--- START ---

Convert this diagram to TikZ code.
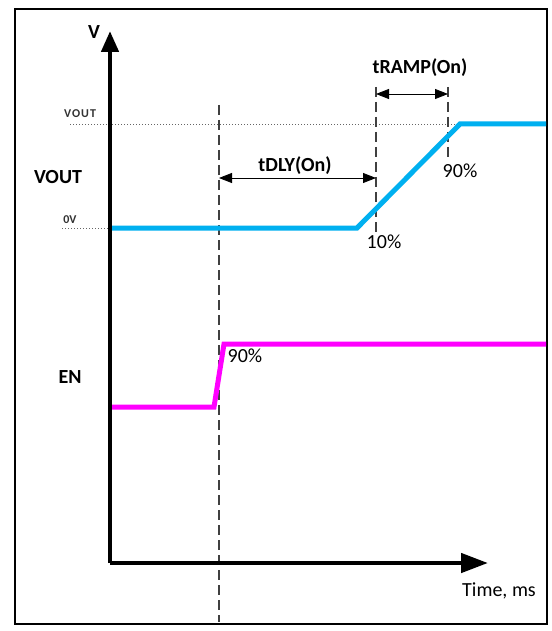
\documentclass[tikz,border=0pt]{standalone}
\usepackage{fontspec}
\setmainfont{Carlito}
\usetikzlibrary{arrows.meta}
\definecolor{vblue}{HTML}{00B0F0}
\definecolor{enmag}{HTML}{FF00FF}
\definecolor{dashgray}{HTML}{404040}
\tikzset{
  axis/.style={line width=4.5pt, draw=black, line join=miter},
  dashv/.style={draw=dashgray, line width=1.5pt, dash pattern=on 10pt off 5pt},
  dotl/.style={draw=black!60, line width=1pt, dash pattern=on 1pt off 2pt},
  sig/.style={line width=5pt, line join=miter},
  dim/.style={draw=black, line width=0.8pt, {Triangle[length=13pt,width=10pt]}-{Triangle[length=13pt,width=10pt]}},
  lbl/.style={font=\fontsize{20}{22}\selectfont\bfseries, inner sep=0pt},
  pct/.style={font=\fontsize{20}{22}\selectfont, inner sep=0pt},
  small/.style={font=\fontsize{12}{13}\selectfont\bfseries, text=black!80, inner sep=0pt}
}
\begin{document}
\begin{tikzpicture}[x=1pt,y=-1pt]
\useasboundingbox (0,0) rectangle (551,631);
\fill[white] (0,0) rectangle (551,631);
% frame
\draw[line width=2pt] (15,9) rectangle (547,624);
% coordinates
\coordinate (origin) at (110,563);
\coordinate (ytip) at (110,31);
\coordinate (xtip) at (488,563);
\coordinate (d1t) at (219,105);
\coordinate (d1b) at (219,622);
\coordinate (d2t) at (376,87);
\coordinate (d2b) at (376,233);
\coordinate (d3t) at (448,87);
\coordinate (d3b) at (448,157);
\coordinate (vo1) at (70,125);
\coordinate (vo2) at (458,125);
\coordinate (zv1) at (62,228);
\coordinate (zv2) at (110,228);
\coordinate (b1) at (110,228);
\coordinate (b2) at (357,228);
\coordinate (b3) at (460,124);
\coordinate (b4) at (546,124);
\coordinate (m1) at (110,407);
\coordinate (m2) at (214,407);
\coordinate (m3) at (224,344);
\coordinate (m4) at (546,344);
\coordinate (r1) at (376,94);
\coordinate (r2) at (448,94);
\coordinate (t1) at (219,178);
\coordinate (t2) at (376,178);
% dotted reference lines
\draw[dotl] (vo1) -- (vo2);
\draw[dotl] (zv1) -- (zv2);
% dashed verticals
\draw[dashv] (d1t) -- (d1b);
\draw[dashv] (d2t) -- (d2b);
\draw[dashv] (d3t) -- (d3b);
% signals
\draw[sig, vblue] (b1) -- (b2) -- (b3) -- (b4);
\draw[sig, enmag] (m1) -- (m2) -- (m3) -- (m4);
% axes
\draw[axis, -{Triangle[length=21pt,width=17pt]}] (origin) -- (ytip);
\draw[axis, -{Triangle[length=27pt,width=19pt]}] (origin) -- (xtip);
% dimension arrows
\draw[dim] (r1) -- (r2);
\draw[dim] (t1) -- (t2);
% labels
\node[lbl] (vlab) at (94,32) {V};
\node[small] (voutsm) at (80,114) {V\kern1ptO\kern1ptU\kern1ptT};
\node[lbl] (vout) at (58,177) {VOUT};
\node[small] (zerov) at (70,220) {0V};
\node[lbl] (tdly) at (295,166) {tDLY(On)};
\node[lbl] (tramp) at (420,68) {tRAMP(On)};
\node[pct] (p90a) at (460,171) {90\%};
\node[pct] (p10) at (384,242) {10\%};
\node[lbl] (en) at (70,377) {EN};
\node[pct] (p90b) at (245,356) {90\%};
\node[pct] (time) at (499,591) {Time, ms};
\end{tikzpicture}
\end{document}
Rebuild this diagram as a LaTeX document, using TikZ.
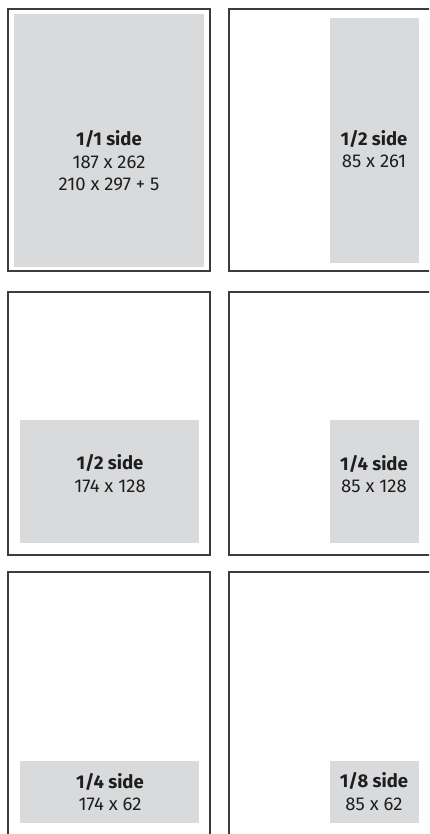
\documentclass[tikz,border=0pt]{standalone}
\usepackage{fontspec}
\setmainfont{Fira Sans}
\definecolor{panelgray}{HTML}{D9DADC}
\definecolor{framecol}{HTML}{3C3C3C}
\definecolor{txtcol}{HTML}{1E1E1E}
\begin{document}
\begin{tikzpicture}[x=1pt,y=-1pt,
  frame/.style={draw=framecol,line width=1.1pt},
  adbox/.style={fill=panelgray,draw=none},
  lbl/.style={inner sep=0pt,anchor=base,text=txtcol,font=\fontsize{18.5}{22}\selectfont},
  bl/.style={lbl,font=\fontsize{18.5}{22}\selectfont\bfseries}]
\useasboundingbox (0,0) rectangle (429,834);
\begin{scope}
\clip (0,0) rectangle (429,834);
% frames
\draw[frame] (8,9) rectangle (210,271);
\draw[frame] (440,9) -- (229,9) -- (229,271) -- (440,271);
\draw[frame] (8,292) rectangle (210,555);
\draw[frame] (440,292) -- (229,292) -- (229,555) -- (440,555);
\draw[frame] (8,845) -- (8,572) -- (210,572) -- (210,845);
\draw[frame] (440,572) -- (229,572) -- (229,845);
\end{scope}
% ad boxes
\fill[adbox] (13.5,14) rectangle (204,267);
\fill[adbox] (329.5,18) rectangle (419,263);
\fill[adbox] (20,420) rectangle (199,543);
\fill[adbox] (329.5,420) rectangle (419,543);
\fill[adbox] (20,761) rectangle (199,823);
\fill[adbox] (329.5,761) rectangle (419,823);
% labels
\node[bl]  (p1a) at (109,146) {1/1 side};
\node[lbl] (p1b) at (109,168.5) {187 x 262};
\node[lbl] (p1c) at (109,190.5) {210 x 297 + 5};
\node[bl]  (p2a) at (374,146) {1/2 side};
\node[lbl] (p2b) at (374,168) {85 x 261};
\node[bl]  (p3a) at (110,469) {1/2 side};
\node[lbl] (p3b) at (110,492) {174 x 128};
\node[bl]  (p4a) at (374,470) {1/4 side};
\node[lbl] (p4b) at (374,492) {85 x 128};
\node[bl]  (p5a) at (110,788) {1/4 side};
\node[lbl] (p5b) at (110,810) {174 x 62};
\node[bl]  (p6a) at (374,787) {1/8 side};
\node[lbl] (p6b) at (374,810) {85 x 62};
\end{tikzpicture}
\end{document}
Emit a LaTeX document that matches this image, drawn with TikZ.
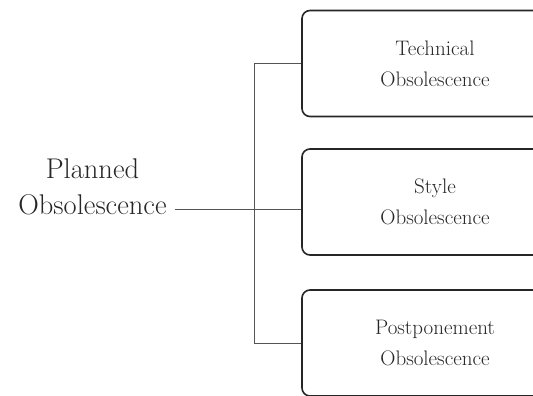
\documentclass[tikz,border=0pt]{standalone}
\usepackage{fontspec}
\usepackage{tikz}
\usetikzlibrary{positioning,calc}
\definecolor{inkgray}{HTML}{262626}
\definecolor{linkgray}{HTML}{555555}
\tikzset{
  % noder
  root/.style={align=center,inner sep=8pt,text=inkgray,
               font=\fontsize{28.5}{36}\selectfont},
  kind/.style={draw=inkgray,line width=1.6pt,rounded corners=8pt,align=center,
               minimum width=266pt,minimum height=106pt,text=inkgray,
               font=\fontsize{21}{31}\selectfont},
  % linjer
  link/.style={draw=linkgray,line width=0.9pt},
}
\begin{document}
\begin{tikzpicture}[x=1pt,y=1pt]
\useasboundingbox (0,0) rectangle (533,396);
  \node[root] (plan) at (92.5,209) {Planned\\Obsolescence};
  \node[kind] (tech) at (435,332.5) {Technical\\Obsolescence};
  \node[kind] (style) at (435,194) {Style\\Obsolescence};
  \node[kind] (post) at (435,53) {Postponement\\Obsolescence};
  \coordinate (trunk) at (254,0);
  \coordinate (hub) at (254,187);
  \draw[link] (tech.west) -- (tech.west -| trunk) -- (post.west -| trunk) -- (post.west);
  \draw[link] (plan.east |- hub) -- (style.west |- hub);
\end{tikzpicture}
\end{document}
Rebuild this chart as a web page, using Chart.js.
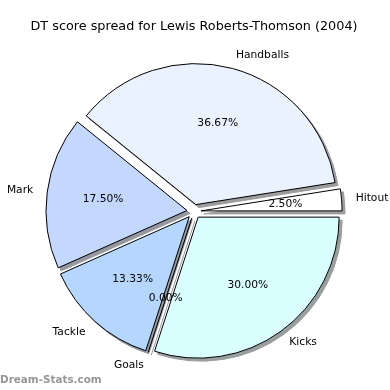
<!DOCTYPE html>
<html>
<head>
<meta charset="utf-8">
<script src="https://cdn.jsdelivr.net/npm/chart.js@4.4.0/dist/chart.umd.min.js"></script>
<style>
  html, body { margin: 0; padding: 0; background: #fff; }
</style>
</head>
<body>
<canvas id="pie" width="390" height="390"></canvas>
<script>
// slices in drawing order: clockwise from 3 o'clock (= matplotlib's counter-clockwise order reversed)
const categories = ['Kicks', 'Goals', 'Tackle', 'Mark', 'Handballs', 'Hitout'];
const dtPoints = [36, 0, 16, 21, 44, 3];
const sliceColors = ['#d9ffff', '#ccccff', '#b5d6ff', '#c4d8ff', '#ebf2ff', '#ffffff'];

const RADIUS = 141;
const EXPLODE = 0.05;
const SHADOW_OFFSET = 3;
const FONT = '"DejaVu Sans", sans-serif';

const total = dtPoints.reduce((a, b) => a + b, 0);

// matplotlib shadow: 0.3 * face colour at alpha 0.5, flattened onto white
function shadowOf(hex) {
  const n = parseInt(hex.slice(1), 16);
  const ch = [(n >> 16) & 255, (n >> 8) & 255, n & 255].map(c => Math.round(120 + c * 0.15));
  return 'rgb(' + ch.join(',') + ')';
}
const shadowColors = sliceColors.map(shadowOf);

const explodePlugin = {
  id: 'explode',
  afterDatasetsUpdate(chart) {
    chart.getDatasetMeta(0).data.forEach(arc => {
      const mid = (arc.startAngle + arc.endAngle) / 2;
      const d = EXPLODE * arc.outerRadius;
      arc.x += Math.cos(mid) * d;
      arc.y += Math.sin(mid) * d;
    });
  }
};

function radialLine(ctx, arc, color) {
  ctx.beginPath();
  ctx.moveTo(arc.x, arc.y);
  ctx.lineTo(arc.x + Math.cos(arc.startAngle) * arc.outerRadius,
             arc.y + Math.sin(arc.startAngle) * arc.outerRadius);
  ctx.strokeStyle = color;
  ctx.lineWidth = 1;
  ctx.stroke();
}

const shadowPlugin = {
  id: 'pieShadow',
  beforeDatasetsDraw(chart) {
    const ctx = chart.ctx;
    ctx.save();
    ctx.translate(SHADOW_OFFSET, SHADOW_OFFSET);
    chart.getDatasetMeta(0).data.forEach((arc, i) => {
      if (arc.circumference === 0) {
        radialLine(ctx, arc, shadowColors[i]);
        return;
      }
      const opts = arc.options;
      arc.options = Object.assign({}, opts, {
        backgroundColor: shadowColors[i],
        borderColor: shadowColors[i]
      });
      arc.draw(ctx);
      arc.options = opts;
    });
    ctx.restore();
  }
};

const labelPlugin = {
  id: 'pieLabels',
  afterDatasetsDraw(chart) {
    const ctx = chart.ctx;
    ctx.save();
    chart.getDatasetMeta(0).data.forEach((arc, i) => {
      if (arc.circumference === 0) radialLine(ctx, arc, '#000');
    });
    ctx.fillStyle = '#000';
    ctx.font = '10.7px ' + FONT;
    ctx.textBaseline = 'middle';
    chart.getDatasetMeta(0).data.forEach((arc, i) => {
      const mid = (arc.startAngle + arc.endAngle) / 2;
      const r = arc.outerRadius;
      const cos = Math.cos(mid), sin = Math.sin(mid);
      ctx.textAlign = cos > 0 ? 'left' : 'right';
      ctx.fillText(categories[i], arc.x + cos * r * 1.1, arc.y + sin * r * 1.1);
      ctx.textAlign = 'center';
      const pct = (dtPoints[i] / total * 100).toFixed(2) + '%';
      ctx.fillText(pct, arc.x + cos * r * 0.6, arc.y + sin * r * 0.6);
    });
    ctx.restore();
  },
  afterDraw(chart) {
    const ctx = chart.ctx;
    ctx.save();
    ctx.font = 'bold 10.4px ' + FONT;
    ctx.fillStyle = '#969696';
    ctx.textAlign = 'left';
    ctx.textBaseline = 'alphabetic';
    ctx.fillText('Dream-Stats.com', 0, 383);
    ctx.restore();
  }
};

new Chart(document.getElementById('pie').getContext('2d'), {
  type: 'pie',
  data: {
    labels: categories,
    datasets: [{
      data: dtPoints,
      backgroundColor: sliceColors,
      borderColor: '#000',
      borderWidth: 1
    }]
  },
  options: {
    responsive: false,
    animation: false,
    events: [],
    rotation: 90,
    radius: RADIUS,
    layout: { padding: { left: 2, right: 4, top: 0, bottom: 11 } },
    plugins: {
      legend: { display: false },
      tooltip: { enabled: false },
      title: {
        display: true,
        text: 'DT score spread for Lewis Roberts-Thomson (2004)',
        color: '#000',
        font: { family: FONT, size: 12.8, weight: 'normal' },
        padding: { top: 18.5, bottom: 10 }
      }
    }
  },
  plugins: [explodePlugin, shadowPlugin, labelPlugin]
});
</script>
</body>
</html>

--- END ---

### THE EXERCISE
Copy out every line of the material above that mentions the word "LaTeX".

### REPLY TO THE TASK
Rebuild this diagram as a LaTeX document, using TikZ.
Emit a LaTeX document that matches this image, drawn with TikZ.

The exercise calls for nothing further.